The plot rolls on against the tumultuous events of the waning of Medici power — including Pietro Medici’s ineptitude and disgrace, and the subsequent invasion of French troops.  The collapse of Medici power and the republic brings on the fanatical rule of Savonarola — who calls all Florence to cleanse itself and return to God.  Savonarola and his army of “angels” have a particular bent toward suppressing women and homosexuals (hmmm….history always repeats itself) and Alessandra’s subsequent affair with her mysterious painter-lover, her husband and brother’s downfalls and disappearances, her pregnancy, the plague, birth of her little daughter, widowhood (although not really), the arrest of Savonarola all start to blend together with a frantic crescendo that leaves you gasping.  Somehow all mixed into this are a series of brutal murder-mutilations that never seem to be solved….or make you think, wait a minute, did Alessandra’s brother do them (the dolt, not the fop).  Herein lies the book’s failure.  I think Dunant just bit off a bit more than she could chew, or fresco.  There were confused references to Michelangelo here and there in the book — was he Alessandra’s unnamed lover and the father of her child?  Alessandra’s husband left her a precious manuscript that I think was illustrated by Botticelli — was that why the book is entitled, The Birth of Venus — after Botticelli’s masterpiece?  But Botticelli was never introduced as a character in the book and the illustrations are supposed to be of Dante’s Inferno — not the beautiful painting of Venus on the half-shell.  So, what was the connection?  At the end, Alessandra retires to a convent with her baby daughter and her faithful maidservant.  Her lover-artist comes to her once more after the passing of years.  She lets him take her daughter away with him to ….somewhere where the girl can be free and express her own artistic talent.  After they leave, Alessandra has her maidservant tattoo most of her upper body with a sexy snake.  Not too long after that, she kills herself and leaves us this story as her memoir.

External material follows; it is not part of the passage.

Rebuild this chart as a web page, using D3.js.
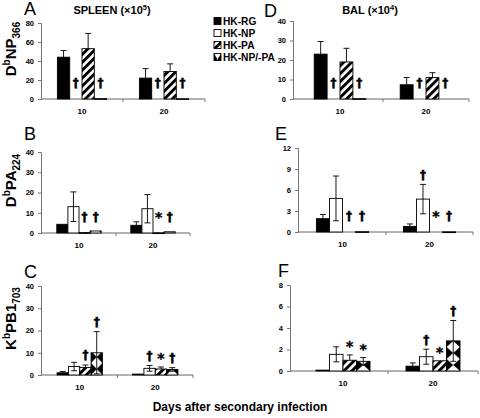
<!DOCTYPE html>
<html><head><meta charset="utf-8">
<script src="https://cdn.jsdelivr.net/npm/d3@7"></script>
<style>body{margin:0;background:#fff} svg{display:block;font-family:'Liberation Sans',Arial,sans-serif}</style>
</head><body><svg id="c" width="480" height="418"></svg>
<script>
// ---- data ----
const categories = ["10", "20"];
const series = ["HK-RG", "HK-NP", "HK-PA", "HK-NP/-PA"];

const valuesA = [[44, 0, 53, 0.4], [22, 0, 29, 0.3]];
const errA    = [[7, 0, 16, 0], [10, 0, 8, 0]];
const marksA  = [["", "†", "", "†"], ["", "†", "", "†"]];
const ticksA  = [0, 20, 40, 60, 80];

const valuesB = [[4.3, 13, 0.2, 1.0], [3.8, 12, 0.1, 0.6]];
const errB    = [[0, 7.3, 0, 0], [1.7, 7, 0, 0]];
const marksB  = [["", "", "†", "†"], ["", "", "*", "†"]];
const ticksB  = [0, 10, 20, 30, 40];

const valuesC = [[1.0, 3.8, 3.4, 10], [0.4, 3.0, 2.7, 2.5]];
const errC    = [[0.6, 1.9, 1.1, 9.5], [0, 1.3, 0.9, 0.8]];
const marksC  = [["", "", "†", "†"], ["", "†", "*", "†"]];
const ticksC  = [0, 10, 20, 30, 40];

const valuesD = [[23, 0, 19, 0.2], [7.3, 0, 11, 0]];
const errD    = [[6.5, 0, 7, 0], [3.7, 0, 2.5, 0]];
const marksD  = [["", "†", "", "†"], ["", "†", "", "†"]];
const ticksD  = [0, 10, 20, 30, 40];

const valuesE = [[1.9, 4.8, 0, 0.05], [0.8, 4.7, 0, 0.03]];
const errE    = [[0.6, 3.2, 0, 0], [0.35, 2.1, 0, 0]];
const marksE  = [["", "", "†", "†"], ["", "†", "*", "†"]];
const ticksE  = [0, 3, 6, 9, 12];

const valuesF = [[0.08, 1.55, 1.0, 0.9], [0.45, 1.33, 0.95, 2.8]];
const errF    = [[0, 0.7, 0.5, 0.35], [0.3, 0.7, 0, 1.9]];
const marksF  = [["", "", "*", "*"], ["", "†", "*", "†"]];
const ticksF  = [0, 2, 4, 6, 8];

const yTitles = [
  ["D", "b", "NP", "366"],
  ["D", "b", "PA", "224"],
  ["K", "b", "PB1", "703"]
];

// ---- layout ----
const panels = [
  {letter: "A", v: valuesA, e: errA, m: marksA, t: ticksA, ax: 41,  band: [41, 205],  y0: 99,  y1: 23,  lx: 24,  ly: 14.5},
  {letter: "B", v: valuesB, e: errB, m: marksB, t: ticksB, ax: 41,  band: [42, 190],  y0: 233, y1: 152, lx: 24,  ly: 140},
  {letter: "C", v: valuesC, e: errC, m: marksC, t: ticksC, ax: 41,  band: [42, 193],  y0: 375, y1: 286, lx: 24,  ly: 278},
  {letter: "D", v: valuesD, e: errD, m: marksD, t: ticksD, ax: 293, band: [297, 469], y0: 99,  y1: 21,  lx: 264, ly: 17},
  {letter: "E", v: valuesE, e: errE, m: marksE, t: ticksE, ax: 298, band: [299, 473], y0: 232, y1: 148, lx: 275, ly: 140},
  {letter: "F", v: valuesF, e: errF, m: marksF, t: ticksF, ax: 290, band: [298, 478], y0: 371, y1: 285, lx: 278, ly: 277}
];

const svg = d3.select("#c");
const defs = svg.append("defs");

// hatch pattern "/"
const hp = defs.append("pattern").attr("id", "hatch").attr("patternUnits", "userSpaceOnUse")
  .attr("width", 5.6).attr("height", 5.6).attr("patternTransform", "rotate(45)");
hp.append("rect").attr("width", 5.6).attr("height", 5.6).attr("fill", "#fff");
hp.append("rect").attr("width", 2.9).attr("height", 5.6).attr("fill", "#000");

let bowCount = 0;
function bowPattern(x, y, w) {
  const id = "bow" + (bowCount++);
  const h = 12;
  const p = defs.append("pattern").attr("id", id).attr("patternUnits", "userSpaceOnUse")
    .attr("x", x).attr("y", y).attr("width", w).attr("height", h);
  p.append("rect").attr("width", w).attr("height", h).attr("fill", "#fff");
  p.append("path").attr("d", `M0,0L${w/2},${h/2}L0,${h}Z M${w},0L${w/2},${h/2}L${w},${h}Z`).attr("fill", "#000");
  return "url(#" + id + ")";
}

const fills = ["#000", "#fff", "url(#hatch)", null];

panels.forEach((P, pi) => {
  const g = svg.append("g");
  const y = d3.scaleLinear().domain([0, d3.max(P.t)]).range([P.y0, P.y1]);
  const x0 = d3.scaleBand().domain(categories).range(P.band);
  const bw = x0.bandwidth();
  const x1 = d3.scaleBand().domain(series).range([bw * 0.2, bw * 0.8]);

  // y axis
  const yAxis = d3.axisLeft(y).tickValues(P.t).tickSize(3).tickPadding(4);
  const ya = g.append("g").attr("transform", `translate(${P.ax},0)`).call(yAxis);
  ya.select(".domain").attr("stroke", "#777");
  ya.selectAll(".tick line").attr("stroke", "#777");
  ya.selectAll("text").attr("font-size", 7.5).attr("font-weight", "bold").attr("fill", "#000")
    .attr("font-family", "'Liberation Sans',Arial,sans-serif");

  // x axis line & ticks
  g.append("line").attr("x1", P.ax).attr("x2", P.band[1]).attr("y1", P.y0).attr("y2", P.y0)
    .attr("stroke", "#666").attr("stroke-width", 1);
  const bounds = [P.band[0] + bw, P.band[1]];
  g.selectAll(".xt").data(bounds).join("line").attr("x1", d => d).attr("x2", d => d)
    .attr("y1", P.y0).attr("y2", P.y0 + 3).attr("stroke", "#777");
  g.selectAll(".xl").data(categories).join("text")
    .attr("x", d => x0(d) + bw / 2).attr("y", P.y0 + 15)
    .attr("text-anchor", "middle").attr("font-size", 8).attr("font-weight", "bold").text(d => d);

  // bars
  const mg = g.append("g").attr("opacity", 0.995);
  categories.forEach((c, ci) => {
    series.forEach((s, si) => {
      const v = P.v[ci][si], e = P.e[ci][si], mk = P.m[ci][si];
      const bx = x0(c) + x1(s), w = x1.bandwidth();
      if (v > 0) {
        const fill = si === 3 ? bowPattern(bx, P.y0, w) : fills[si];
        g.append("rect").attr("x", bx).attr("y", y(v)).attr("width", w)
          .attr("height", Math.max(0.8, P.y0 - y(v)))
          .attr("fill", fill).attr("stroke", "#000").attr("stroke-width", 0.9);
      }
      const cx = bx + w / 2;
      if (e > 0) {
        const lo = (si === 0 || si === 2) ? v : Math.max(0, v - e);
        g.append("line").attr("x1", cx).attr("x2", cx).attr("y1", y(lo)).attr("y2", y(v + e))
          .attr("stroke", "#000").attr("stroke-width", 0.9);
        g.append("line").attr("x1", cx - 3).attr("x2", cx + 3).attr("y1", y(v + e)).attr("y2", y(v + e))
          .attr("stroke", "#000").attr("stroke-width", 0.9);
        if (lo < v) {
          g.append("line").attr("x1", cx - 3).attr("x2", cx + 3).attr("y1", y(lo)).attr("y2", y(lo))
            .attr("stroke", "#000").attr("stroke-width", 0.9);
        }
      }
      if (mk) {
        const cy = Math.min(y(v + e) - 10, P.y0 - 17);
        mg.append("text").attr("x", cx).attr("y", cy + (mk === "*" ? 6 : 4.5))
          .attr("text-anchor", "middle").attr("font-size", mk === "*" ? 14 : 12)
          .attr("font-family", "'DejaVu Sans',sans-serif")
          .attr("fill", "#000").attr("stroke", "#000").attr("stroke-width", 0.4)
          .attr("font-weight", "bold").text(mk);
      }
    });
  });
  mg.raise();

  // panel letter
  svg.append("text").attr("x", P.lx).attr("y", P.ly).attr("font-size", 18).text(P.letter);

  // y titles (left column only)
  if (pi < 3) {
    const yt = yTitles[pi];
    const cyt = (P.y0 + P.y1) / 2 - 12;
    const t = svg.append("text").attr("transform", `translate(16,${cyt}) rotate(-90)`)
      .attr("text-anchor", "middle").attr("font-weight", "bold").attr("font-size", 15);
    t.append("tspan").text(yt[0]);
    t.append("tspan").attr("font-size", 10).attr("dy", -6).text(yt[1]);
    t.append("tspan").attr("dy", 6).text(yt[2]);
    t.append("tspan").attr("font-size", 10).attr("dy", 4).text(yt[3]);
  }
});

// column titles
const t1 = svg.append("text").attr("x", 112).attr("y", 14).attr("text-anchor", "middle")
  .attr("font-size", 11).attr("font-weight", "bold");
t1.append("tspan").text("SPLEEN (×10");
t1.append("tspan").attr("font-size", 7.5).attr("dy", -4).text("5");
t1.append("tspan").attr("dy", 4).text(")");
const t2 = svg.append("text").attr("x", 370).attr("y", 14).attr("text-anchor", "middle")
  .attr("font-size", 11).attr("font-weight", "bold");
t2.append("tspan").text("BAL (×10");
t2.append("tspan").attr("font-size", 7.5).attr("dy", -4).text("4");
t2.append("tspan").attr("dy", 4).text(")");

// legend
const lg = svg.append("g");
series.forEach((s, i) => {
  const cy = 21 + i * 12;
  const fill = i === 3 ? bowPattern(214, cy - 3.5, 7) : fills[i];
  lg.append("rect").attr("x", 214).attr("y", cy - 3.5).attr("width", 7).attr("height", 7)
    .attr("fill", fill).attr("stroke", "#000").attr("stroke-width", 0.9);
  lg.append("text").attr("x", 223).attr("y", cy + 3.7).attr("font-size", 10.2)
    .attr("font-weight", "bold").text(s);
});

// x title
svg.append("text").attr("x", 240).attr("y", 411).attr("text-anchor", "middle")
  .attr("font-size", 12).attr("font-weight", "bold").text("Days after secondary infection");
</script></body></html>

No, uh-uh, I’m not making that one up.  I’m sorry, at that point I just wanted to say, hey, come on.  I think what Dunant was trying to say was:  women — we can’t be suppressed.  Even if our art is a secret snake tattoo, we’ll keep making it.  I get that, but I was disappointed and kind of sad.  I was hoping that Alessandra would lead history’s first all-woman graffiti gang to protest the suppression of love, art and women — or something along those lines.  Or take off after her lover and her daughter to join them in their new free life.  That would have been the ending I would have liked to see:  a true birth and renaissance, not a sad and quiet death of an interesting and talented character.  All in all, this wasn’t a bad book — but with the terrific material, writing and characterization, I think Dunant had the making of a masterpiece.  Unfortunately, this was not one.